# Fireball - PRICE CRASH Up to 30% OFF Right now!



## Johnnyopolis

Hi Guys,

We wanted to give you a heads up that we currently have some great offers on Fireball (Up to 30%) I dont think products will hang around long at these prices!

Enjoy.

http://www.cleanandshiny.co.uk/brands/fireball


----------



## samm

Thanks John, I have just ordered 3 bottles of Hydrophobic snow foam and a couple of air fresheners.


----------



## sean ryan

£12 delivery *******!!!


----------



## Warzie8

Snow foam still showing as 'waiting for stock'?


----------



## Warzie8

I'm annoyed. I went on your website at 10am to buy some of the hydrophobic snow foam. At the checkout it said, out of stock. The user above though seems to have purchased them fine?

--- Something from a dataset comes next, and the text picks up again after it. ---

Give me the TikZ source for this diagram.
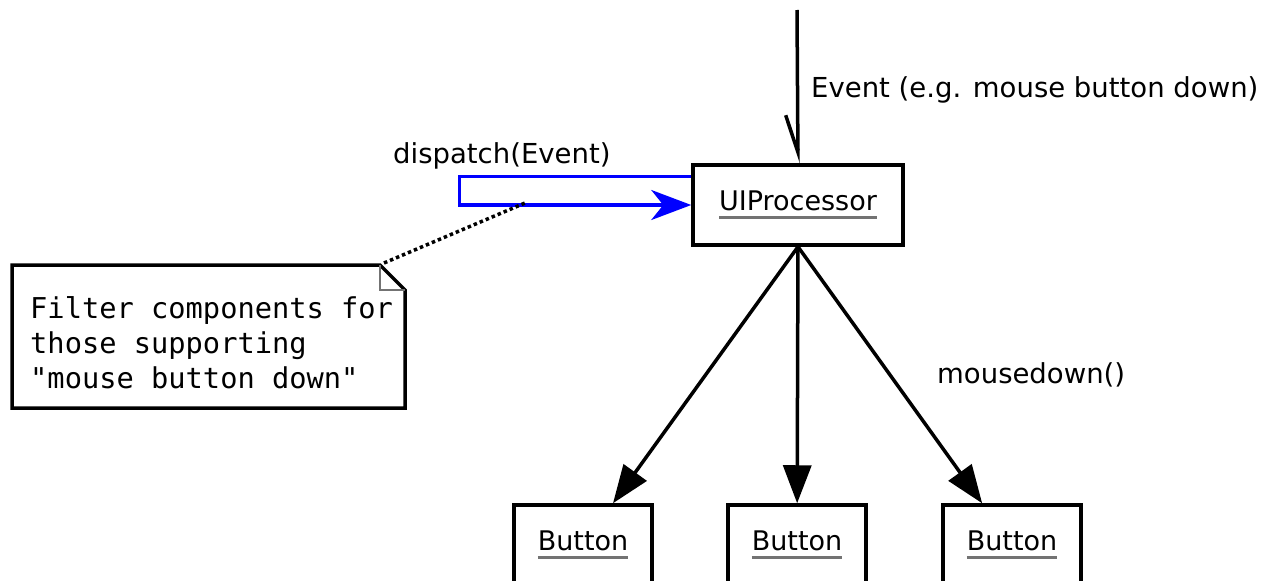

Must be an issue with your website. I've been eagerly waiting for the snow foam to come back in stock. I also asked on here as well when it'd be back in stock, with no reply.


----------



## Johnnyopolis

sean ryan said:


> £12 delivery *******!!!


Hi Sean, Looking at your profile I assume your in Ireland. We use couriers to send items over to Ireland mainly Fed Ex and unfortunately this is what they charge us. It annoys me too!


----------



## Johnnyopolis

Warzie8 said:


> I'm annoyed. I went on your website at 10am to buy some of the hydrophobic snow foam. At the checkout it said, out of stock. The user above though seems to have purchased them fine?
> 
> Must be an issue with your website. I've been eagerly waiting for the snow foam to come back in stock. I also asked on here as well when it'd be back in stock, with no reply.


Hi Warzie,

We havent had any "normal" snow foam in stock for some time and only the very limited bottles of Hyrdrophobic which went out of stock within minutes yesterday.

Unfortunately when it comes to Fireball we wont be restocking any items now, the sale is selling out the final items we have. I am sorry that this situation has annoyed you and I apologise for this.


----------